Teatro Comunale: Finale di partita

Caserta – 25 gennaio 2007

Articolo di Arianna Quarantotto, foto Massimo Amato


Teatro comunale, giovedì 25 gennaio. Che sia tragico o tragicomico, il teatro di Beckett è sempre un teatro difficile. Difficile da portare in scena e difficile da comprendere, soprattutto da un pubblico amante della risata facile, gioiosa, che poi, a volte, è anche liberatoria.
In “Finale di partita” il riso invece è solo accennato: l’atmosfera è surreale e il dramma che vivono i due protagonisti, Clov e Hamm, il primo destinato a non sedersi mai con le sue gambe di legno, il secondo cieco e condannato ad una sedia a rotelle, scuote e sconcerta. In un ambiente anch’esso irreale, sospeso nel vuoto, con alte finestre che danno sul nulla, illuminato a tratti da luci fredde e opache, in cui non vi è traccia di umano, spuntano da due bidoni dell’immondizia i genitori di Hamm, che trascorrono il tempo loro rimasto in conversazioni insensate.
Beckett, che amava il gioco degli scacchi, ha voluto riportare sulla scena proprio il finale di una partita di scacchi, quando le pedine sono poche e il re è “figura di attacco e di difesa”. Hamm, magistralmente interpretato da Franco Branciaroli è proprio il re, che attacca e si difende, in una partita tutta verbale, da Clov.
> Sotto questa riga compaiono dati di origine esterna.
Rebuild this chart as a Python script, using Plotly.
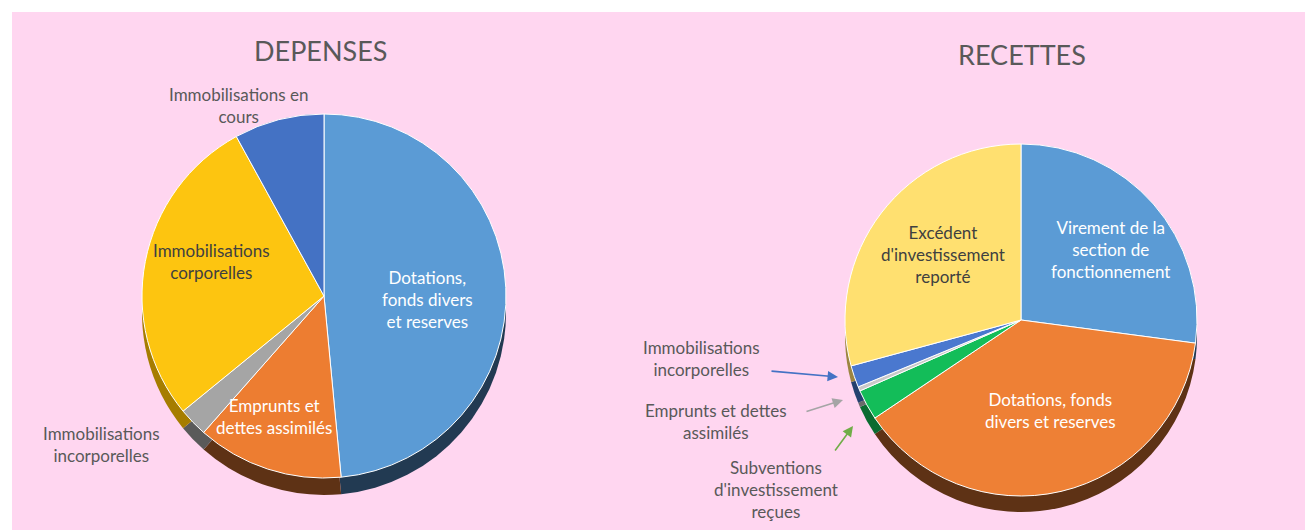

Il suo accento francese alla Clouseau rende ancor più assurda la messa in scena e a volte ci fa perfino sorridere: i suoi continui e assurdi ordini dati a Clov, la minaccia costante di quest’ultimo di abbandonarlo, sembrano proiettare su una scacchiera ideale le ultime mosse (verbali) dei giocatori-pedine, vittime e carnefici allo stesso tempo.
Il pubblico ha applaudito soprattutto alla bravura degli attori che hanno puntano tutto sul linguaggio, sulla parola ad effetto: Branciaroli, che ha voluto seguire le didascalie di Beckett, non invita a trovare un senso alla vita perché sostanzialmente questa un senso non ce l’ha; ci fa riflettere però sul valore della parola, a volte sconnessa, senza senso, e tuttavia “creatrice”: verbum insomma.
Se Dante accusava la parola di non essere capace di esprimere la sua esperienza mistica, quell’andare al di là dell’umano e vincere lo smarrimento e la disperazione umana: “trasumanar significa per verba non si poria”, qui invece Branciaroli va “al di là dell’umano”, coglie “la comicità dell’infelicità” proprio con la parola che però diventa metafora del caotico e per Beckett assurdo viaggio esistenziale dell’umanità. Il mondo non riesce a comunicare e al tempo stesso – afferma Braciaroli- è come condannato a produrre parole e rumore, quasi che il silenzio coincidesse con la morte. Così il teatro traduce in realtà le immagini interiori tramite la parola e a noi viene in mente la famosa sestina dantesca che così ci descrive la situazione dei dannati:
“Diverse lingue, orribili favelle,
parole di dolore, accenti d’ira,
voci alte e fioche, e suon di man con elle
facevano un tumulto, il qual s’aggira
sempre in quell’aura sanza tempo tinta,
come la rena quando turbo spira”. (Dante, Inferno, vv 25-30)

“Quell’aura senza tempo tinta” e il tumulto delle voci, senza senso, ci sembrano proprio la condanna a cui l’uomo di Beckett è destinato.